> SET TASK: Reproduce the listing word for word. Skip any image.

> DATA:
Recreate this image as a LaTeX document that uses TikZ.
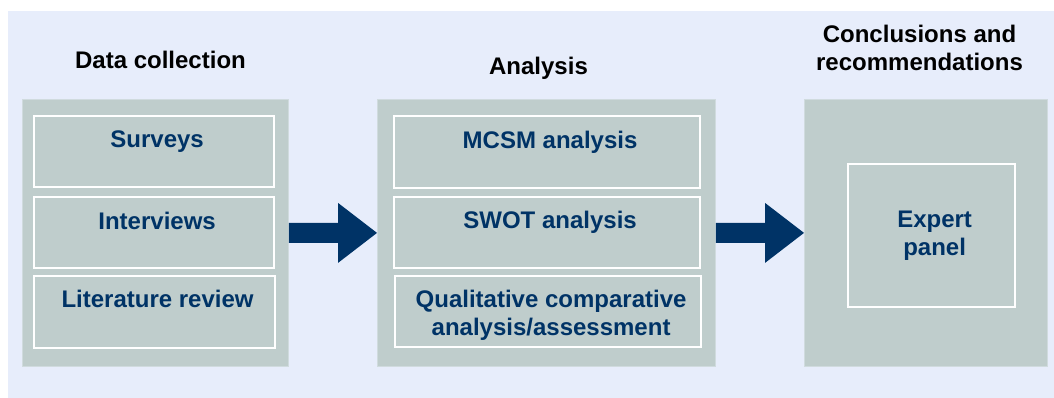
\documentclass[tikz,border=0pt]{standalone}
\usepackage{fontspec}
\setmainfont{Liberation Sans}
\usetikzlibrary{calc}
\definecolor{pagebg}{RGB}{231,237,251}
\definecolor{stagefill}{RGB}{191,205,204}
\definecolor{stageedge}{RGB}{208,219,222}
\definecolor{navy}{RGB}{0,51,102}
\tikzset{stage/.style={fill=stagefill,draw=stageedge,line width=.8pt,anchor=north west,inner sep=0},
 task/.style={draw=white,line width=2.2pt,anchor=north west,inner sep=0},
 tasktext/.style={text=navy,anchor=north,align=center,inner sep=0},
 heading/.style={anchor=north,align=center,inner sep=0},
 every node/.style={font=\bfseries\fontsize{24}{28}\selectfont}}
% block arrow from one stage to the next
\newcommand\blockarrow[2]{%
 \fill[navy] ($(#1)+(0,-10)$) -- ($(#2)+(-39,-10)$) -- ($(#2)+(-39,-30)$) -- (#2)
  -- ($(#2)+(-39,30)$) -- ($(#2)+(-39,10)$) -- ($(#1)+(0,10)$) -- cycle;}

\begin{document}
\begin{tikzpicture}[x=1pt,y=-1pt]
\useasboundingbox (0,0) rectangle (1054,398);
\fill[pagebg] (8,11) rectangle (1054,398);
% stages
\node[stage,minimum width=266,minimum height=267] (dcbox) at (22,99) {};
\node[stage,minimum width=338,minimum height=267] (anbox) at (377,99) {};
\node[stage,minimum width=243,minimum height=267] (crbox) at (804,99) {};
\node[heading] (dchead) at (160.5,50.7) {Data collection};
\node[heading] (anhead) at (538.5,56.7) {Analysis};
\node[heading] (crhead) at (919.5,24.7) {Conclusions and\\recommendations};
% data collection
\node[task,minimum width=240,minimum height=71] (surveys) at (33,115) {};
\node[task,minimum width=240,minimum height=71] (interviews) at (33,196) {};
\node[task,minimum width=241,minimum height=72] (litrev) at (33,275) {};
\node[tasktext] (surveys-t) at ($(surveys.north)+(3,15.5)$) {Surveys};
\node[tasktext] (interviews-t) at ($(interviews.north)+(3,16)$) {Interviews};
\node[tasktext] (litrev-t) at ($(litrev.north)+(3,15)$) {Literature review};
% analysis
\node[task,minimum width=306,minimum height=72] (mcsm) at (393,115) {};
\node[task,minimum width=306,minimum height=71] (swot) at (393,196) {};
\node[task,minimum width=306,minimum height=71] (qca) at (394,275) {};
\node[tasktext] (mcsm-t) at ($(mcsm.north)+(3,15.5)$) {MCSM analysis};
\node[tasktext] (swot-t) at ($(swot.north)+(3,15)$) {SWOT analysis};
\node[tasktext] (qca-t) at ($(qca.north)+(3,15)$) {Qualitative comparative\\analysis/assessment};
% conclusions
\node[task,minimum width=167,minimum height=143] (expert) at (847,163) {};
\node[tasktext,anchor=center] (expert-t) at ($(expert.center)+(3,0)$) {Expert\\panel};
\blockarrow{dcbox.east}{anbox.west}
\blockarrow{anbox.east}{crbox.west}
\end{tikzpicture}
\end{document}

> RESULT BELOW:
Recreate this image as a LaTeX document that uses TikZ.
\documentclass[tikz,border=0pt]{standalone}
\usepackage{fontspec}
\setmainfont{Liberation Sans}
\usetikzlibrary{calc}
\definecolor{pagebg}{RGB}{231,237,251}
\definecolor{stagefill}{RGB}{191,205,204}
\definecolor{stageedge}{RGB}{208,219,222}
\definecolor{navy}{RGB}{0,51,102}
\tikzset{stage/.style={fill=stagefill,draw=stageedge,line width=.8pt,anchor=north west,inner sep=0},
 task/.style={draw=white,line width=2.2pt,anchor=north west,inner sep=0},
 tasktext/.style={text=navy,anchor=north,align=center,inner sep=0},
 heading/.style={anchor=north,align=center,inner sep=0},
 every node/.style={font=\bfseries\fontsize{24}{28}\selectfont}}
% block arrow from one stage to the next
\newcommand\blockarrow[2]{%
 \fill[navy] ($(#1)+(0,-10)$) -- ($(#2)+(-39,-10)$) -- ($(#2)+(-39,-30)$) -- (#2)
  -- ($(#2)+(-39,30)$) -- ($(#2)+(-39,10)$) -- ($(#1)+(0,10)$) -- cycle;}

\begin{document}
\begin{tikzpicture}[x=1pt,y=-1pt]
\useasboundingbox (0,0) rectangle (1054,398);
\fill[pagebg] (8,11) rectangle (1054,398);
% stages
\node[stage,minimum width=266,minimum height=267] (dcbox) at (22,99) {};
\node[stage,minimum width=338,minimum height=267] (anbox) at (377,99) {};
\node[stage,minimum width=243,minimum height=267] (crbox) at (804,99) {};
\node[heading] (dchead) at (160.5,50.7) {Data collection};
\node[heading] (anhead) at (538.5,56.7) {Analysis};
\node[heading] (crhead) at (919.5,24.7) {Conclusions and\\recommendations};
% data collection
\node[task,minimum width=240,minimum height=71] (surveys) at (33,115) {};
\node[task,minimum width=240,minimum height=71] (interviews) at (33,196) {};
\node[task,minimum width=241,minimum height=72] (litrev) at (33,275) {};
\node[tasktext] (surveys-t) at ($(surveys.north)+(3,15.5)$) {Surveys};
\node[tasktext] (interviews-t) at ($(interviews.north)+(3,16)$) {Interviews};
\node[tasktext] (litrev-t) at ($(litrev.north)+(3,15)$) {Literature review};
% analysis
\node[task,minimum width=306,minimum height=72] (mcsm) at (393,115) {};
\node[task,minimum width=306,minimum height=71] (swot) at (393,196) {};
\node[task,minimum width=306,minimum height=71] (qca) at (394,275) {};
\node[tasktext] (mcsm-t) at ($(mcsm.north)+(3,15.5)$) {MCSM analysis};
\node[tasktext] (swot-t) at ($(swot.north)+(3,15)$) {SWOT analysis};
\node[tasktext] (qca-t) at ($(qca.north)+(3,15)$) {Qualitative comparative\\analysis/assessment};
% conclusions
\node[task,minimum width=167,minimum height=143] (expert) at (847,163) {};
\node[tasktext,anchor=center] (expert-t) at ($(expert.center)+(3,0)$) {Expert\\panel};
\blockarrow{dcbox.east}{anbox.west}
\blockarrow{anbox.east}{crbox.west}
\end{tikzpicture}
\end{document}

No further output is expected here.